March 2, 2024 9:16 PM   Subscribe

My kid turns 10 in October and the most "tween-y" birthday party theme she could think of was an escape room. We live in Seattle. Attendees would be in 2nd to 4th grade and some of them are various manners of neurodivergent. Please help me figure out how to do this, as the only escape room place I know of is way too creepy AND involves math and geography these kids haven't learned yet. I'm open to something packaged that we can do at home as well. Thank you!
posted by centrifugal to Sports, Hobbies, & Recreation (4 answers total) 1 user marked this as a favorite
 
My kid and her neurodiverse elementary-age friend group had a good time at one of the Conundroom locations in Redmond. Their room was Harry Potter themed and she is not the most courageous kid out there (in particular, spooky things often make it hard for her to get to sleep) but had a great time and slept just fine the night after. I think this was for an eighth or ninth birthday, so same general age group.
posted by potrzebie at 10:08 PM on March 2 [1 favorite]


Conundroom could definitely work, they have a Harry Potter room and a Minecraft themed room and looks like they even do parties. Puzzle Break in Seattle also has family friendly rooms. The biggest limiting factor will be group size as most rooms I can think of in the area cap out around 8 people. A lot of the more horror themed rooms will have age limits anyway.
posted by wsquared at 11:05 PM on March 2


My experience with escape rooms and 4th graders is that they are not a good match for each other in most cases. Add in differences in experience with neurodiversity, and it is a recipe for a meltdown from frustration.

Might I recommend one of the numerous paid scavenger hunt companies in Seattle? Rather than locking potentially reactive kids in a room, exploring parts of the city at a more leisurely pace could be a good experience that is gentler and has less pressure. I haven’t done one in Seattle, but have in other major cities and on the whole the kids I’ve brought along loved them.
posted by Geckwoistmeinauto at 4:45 AM on March 3


If you want to try something similar in a more controlled at-home environment, Exit The Game is a sort of escape room in a box. These are single-use games; you will be drawing on things, cutting pages out of the instruction book, tearing the box apart, cutting cards up with scissors, that sort of thing. But at about $15 for an hour to 90 minutes worth of entertainment, they're pretty great. They do have difficulty ratings, and those rated at 1 or 2 dots would be appropriate for the age range, perhaps with a little guidance from a parent or older sibling. Some of the games come in larger boxes and have puzzles to solve; I find that in general, the Exit games with puzzles included have somewhat more esoteric riddles and require more lateral thinking. They're quite fun, but I think they'd be a little frustrating for that age bracket.
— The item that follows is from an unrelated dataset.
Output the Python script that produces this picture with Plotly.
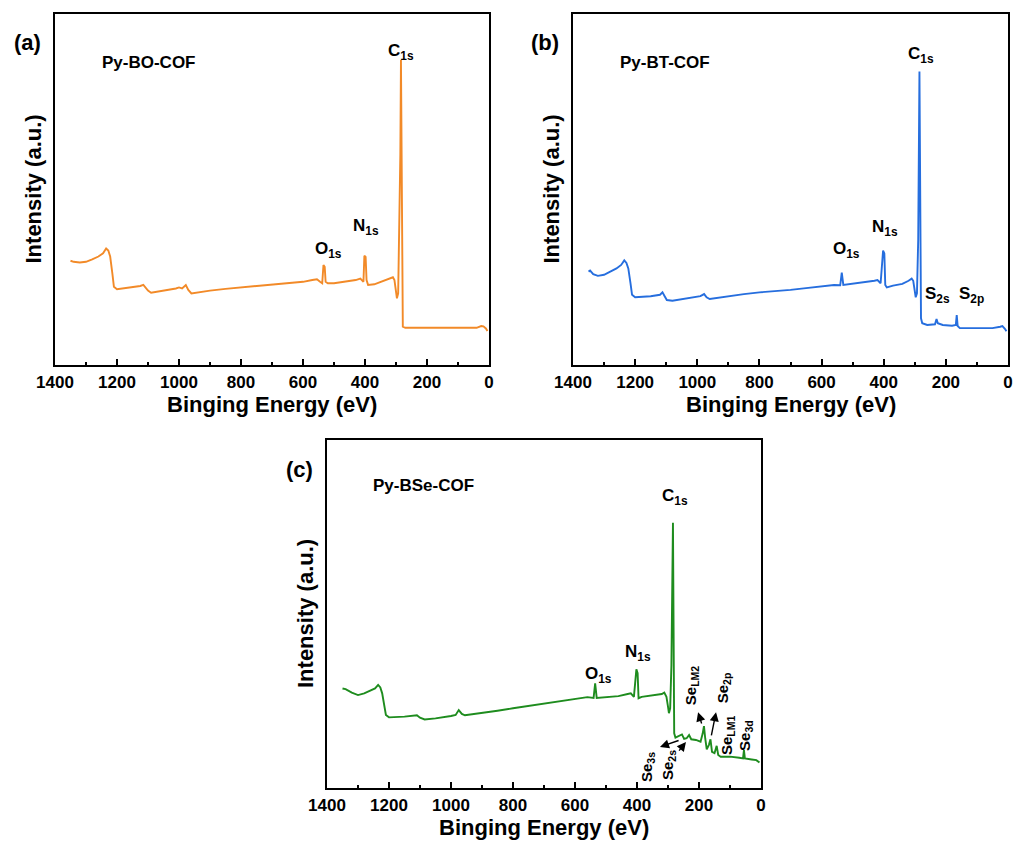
import plotly.graph_objects as go

# ---------------- data (binding energy in eV, intensity in arbitrary units) -------------
energy_a = [1350, 1340, 1320, 1300, 1280, 1260, 1245, 1235, 1228, 1222, 1215, 1210, 1200, 1180, 1150,
            1125, 1115, 1110, 1100, 1090, 1070, 1040, 1010, 1000, 990, 978, 970, 960, 940, 900, 850,
            800, 750, 700, 650, 600, 570, 555, 545, 538, 534, 530, 527, 520, 500, 460, 430, 415, 405,
            402, 398, 395, 390, 370, 340, 320, 310, 305, 300, 297, 293, 290, 286, 284, 282, 280, 278,
            270, 200, 100, 40, 25, 18, 10, 5]
intensity_a = [29.7, 29.4, 29.2, 29.4, 30.1, 30.9, 31.8, 33.2, 32.6, 30.9, 26.1, 22.3, 21.6, 21.8, 22.1,
               22.5, 22.8, 22.3, 21.2, 20.6, 20.9, 21.2, 21.8, 22.1, 21.8, 22.8, 21.4, 20.4, 20.7, 21.2, 21.7,
               22.1, 22.5, 23.0, 23.3, 23.7, 24.2, 24.4, 23.7, 23.3, 28.5, 28.0, 23.7, 23.3, 23.3, 23.7, 24.2, 24.6, 23.7,
               31.1, 30.8, 24.2, 22.8, 23.0, 23.9, 24.7, 25.0, 24.2, 21.4, 19.0, 20.4, 37.0, 60.0, 86.9, 50.0, 13.8, 10.9,
               10.6, 10.6, 10.5, 10.6, 11.1, 11.0, 10.4, 9.7]

energy_b = [1350, 1345, 1335, 1320, 1300, 1280, 1260, 1245, 1235, 1228, 1222, 1215, 1210, 1200, 1180,
            1150, 1120, 1112, 1105, 1098, 1080, 1040, 1000, 990, 978, 970, 960, 900, 850, 800, 750, 700,
            650, 600, 560, 540, 535, 530, 500, 460, 430, 420, 410, 402, 398, 395, 390, 370, 340, 320, 310,
            305, 300, 297, 293, 289, 285, 283, 280, 276, 260, 235, 230, 226, 210, 180, 168, 165, 162, 155,
            100, 50, 25, 18, 10, 5]
intensity_b = [26.6, 26.9, 25.9, 25.4, 25.7, 26.6, 27.5, 28.5, 29.8, 29.1, 27.5, 23.3, 20.0, 19.3, 19.4,
               19.6, 20.0, 20.7, 19.6, 18.5, 18.3, 18.8, 19.4, 19.6, 20.2, 19.3, 18.8, 19.6, 20.2, 20.7, 21.0, 21.4,
               21.9, 22.3, 22.8, 22.7, 26.3, 22.8, 23.1, 23.5, 24.0, 24.2, 23.3, 32.6, 31.8, 22.8, 22.1, 22.6, 23.1, 24.0, 24.6,
               24.0, 21.5, 19.3, 20.4, 35.6, 83.6, 35.6, 13.3, 11.9, 11.4, 11.6, 13.1, 11.9, 11.4, 11.2, 11.4, 14.2, 11.1, 10.5,
               10.5, 10.5, 10.9, 11.1, 10.3, 9.6]

energy_c = [1350, 1340, 1320, 1300, 1280, 1260, 1245, 1235, 1228, 1222, 1215, 1210, 1200, 1150, 1110,
            1100, 1085, 1050, 1000, 985, 975, 965, 955, 900, 850, 800, 750, 700, 650, 600, 560, 540, 535,
            530, 500, 460, 430, 420, 410, 402, 398, 395, 385, 370, 340, 320, 312, 305, 300, 297, 293, 289,
            284, 282, 280, 276, 265, 255, 248, 240, 232, 225, 210, 195, 188, 184, 180, 175, 168, 163, 158,
            150, 143, 138, 130, 100, 70, 58, 55, 52, 30, 15, 5]
intensity_c = [28.6, 28.4, 27.4, 26.7, 27.2, 28.0, 28.6, 29.6, 28.9, 27.2, 23.4, 21.0, 20.3, 20.5, 20.9,
               20.2, 19.7, 20.0, 20.7, 21.0, 22.4, 21.3, 20.9, 21.5, 22.2, 22.9, 23.6, 24.3, 24.9, 25.5, 26.1, 25.9, 30.1,
               25.9, 26.2, 26.4, 27.0, 27.2, 26.2, 34.1, 33.0, 25.8, 26.2, 26.4, 26.7, 27.0, 27.4, 26.2, 23.4, 21.5, 22.9, 35.3,
               76.2, 34.9, 15.7, 14.5, 14.9, 15.4, 14.1, 14.3, 15.2, 14.0, 13.8, 13.3, 15.7, 17.8, 14.3, 11.1, 12.4, 14.0, 10.4,
               10.0, 12.1, 9.5, 9.0, 9.0, 8.7, 8.5, 10.9, 8.5, 8.2, 8.0, 7.3]

sample_names = ["Py-BO-COF", "Py-BT-COF", "Py-BSe-COF"]
panel_tags = ["(a)", "(b)", "(c)"]
line_colors = ["rgb(242,138,40)", "rgb(38,110,222)", "rgb(30,140,30)"]
tick_values = [1400, 1200, 1000, 800, 600, 400, 200, 0]
tick_labels = ["1400", "1200", "1000", "800", "600", "400", "200", "0"]

# peak labels per panel: (text, energy, intensity)
peaks_a = [("C<sub>1s</sub>", 284, 89.2), ("O<sub>1s</sub>", 519, 32.8), ("N<sub>1s</sub>", 397, 39.3)]
peaks_b = [("C<sub>1s</sub>", 281, 88.3), ("O<sub>1s</sub>", 519, 32.8), ("N<sub>1s</sub>", 397, 39.0),
           ("S<sub>2s</sub>", 226, 19.9), ("S<sub>2p</sub>", 119, 19.9)]
peaks_c = [("C<sub>1s</sub>", 277, 83.6), ("O<sub>1s</sub>", 523, 32.5), ("N<sub>1s</sub>", 397, 38.8)]
# Se labels (rotated): (text, energy, intensity)
se_labels = [("Se<sub>3s</sub>", 368, 6.0), ("Se<sub>2s</sub>", 300, 6.6), ("Se<sub>LM2</sub>", 222, 29.6),
             ("Se<sub>2p</sub>", 122, 28.7), ("Se<sub>LM1</sub>", 110, 15.2), ("Se<sub>3d</sub>", 52, 15.2)]
# Se arrows: (head energy, head intensity, tail energy, tail intensity)
se_arrows = [(326, 11.8, 261, 13.8), (242, 13.2, 268, 10.3), (203, 21.8, 190, 18.1), (145, 21.8, 161, 14.7)]

W, H = 1014, 841
FONT = "Liberation Sans, Arial, sans-serif"

# panel boxes in pixels: left, right, top, bottom
boxes = [(55, 489, 14, 365), (573, 1008, 14, 365), (327, 761, 440, 788)]


def txt_ann(**kw):
    d = dict(showarrow=False, xanchor="center", yanchor="middle")
    d.update(kw)
    return d


fig = go.Figure()
series = [(energy_a, intensity_a), (energy_b, intensity_b), (energy_c, intensity_c)]
annotations = []
for i, ((ex, iy), box) in enumerate(zip(series, boxes)):
    n = "" if i == 0 else str(i + 1)
    xa, ya = "x" + n, "y" + n
    fig.add_trace(go.Scatter(x=ex, y=iy, mode="lines", xaxis=xa, yaxis=ya,
                             line=dict(color=line_colors[i], width=1.9), showlegend=False))
    l, r, t, b = box
    fig.update_layout(**{
        "xaxis" + n: dict(domain=[l / W, r / W], anchor=ya, range=[1400, 0], showline=True, linewidth=2,
                          linecolor="black", mirror=True, ticks="inside", ticklen=6, tickwidth=2,
                          tickcolor="black", tickvals=tick_values, ticktext=tick_labels,
                          ticklabelstandoff=1, automargin=False,
                          minor=dict(ticks="inside", dtick=100, ticklen=3, tickwidth=2, tickcolor="black"),
                          tickfont=dict(family=FONT, size=17, color="black", weight="bold"),
                          showgrid=False, zeroline=False),
        "yaxis" + n: dict(domain=[1 - b / H, 1 - t / H], anchor=xa, range=[0, 100], showline=True,
                          linewidth=2, linecolor="black", mirror=True, ticks="", showticklabels=False,
                          automargin=False, showgrid=False, zeroline=False),
    })
    # axis titles
    annotations.append(txt_ann(xref="paper", yref="paper", x=(l + r) / 2 / W, y=1 - (b + 39) / H,
                               text="Binging Energy (eV)",
                               font=dict(family=FONT, size=22, color="black", weight="bold")))
    annotations.append(txt_ann(xref="paper", yref="paper", x=(l - 22) / W, y=1 - (t + b) / 2 / H,
                               text="Intensity (a.u.)", textangle=-90,
                               font=dict(family=FONT, size=22, color="black", weight="bold")))
    # panel tag
    annotations.append(txt_ann(xref="paper", yref="paper", x=(l - 28) / W, y=1 - (t + 29) / H,
                               text=panel_tags[i],
                               font=dict(family=FONT, size=22, color="black", weight="bold")))
    # sample name
    annotations.append(txt_ann(xref=xa, yref=ya, x=[1097, 1103, 1090][i], y=[86.3, 86.3, 87.0][i],
                               text=sample_names[i],
                               font=dict(family=FONT, size=17, color="black", weight="bold")))

for i, plist in enumerate([peaks_a, peaks_b, peaks_c]):
    n = "" if i == 0 else str(i + 1)
    for txt, e, v in plist:
        annotations.append(txt_ann(xref="x" + n, yref="y" + n, x=e, y=v, text=txt,
                                   font=dict(family=FONT, size=17, color="black", weight="bold")))

for txt, e, v in se_labels:
    annotations.append(txt_ann(xref="x3", yref="y3", x=e, y=v, text=txt, textangle=-90,
                               font=dict(family=FONT, size=15, color="black", weight="bold")))
for hx, hy, tx, ty in se_arrows:
    annotations.append(dict(xref="x3", yref="y3", x=hx, y=hy, ax=tx, ay=ty, axref="x3", ayref="y3",
                            text="", showarrow=True, arrowhead=2, arrowsize=1.3, arrowwidth=1.4,
                            arrowcolor="black", standoff=0, startstandoff=0))

fig.update_layout(width=W, height=H, margin=dict(l=0, r=0, t=0, b=0, pad=0, autoexpand=False),
                  paper_bgcolor="white", plot_bgcolor="white", annotations=annotations, showlegend=False)

fig.write_html("out.html")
There are other, similar "escape room in a box" games; "Unlock", "Escape Room In A Box", and "Escape The Room" are the more commonly-found series, but having tried a lot of these games with our board gaming group at home, I really feel like the Exit games deliver the most bang for the buck, in terms of overall enjoyment, how much sense the puzzles make, and how approachable they are to solve. We found that with some of the "Escape The Room" puzzles, you had to be inside the game developer's head to reach the same conclusion and solution, given the clues provided. We're all experienced board gamers and room-escapers, and a couple of the Escape The Room puzzles left us going, "Well, that was quite a stretch. Not sure how we were supposed to get from A to B on that one."

(I am not affiliated with these Exit games; I just really like them and have done most of them.)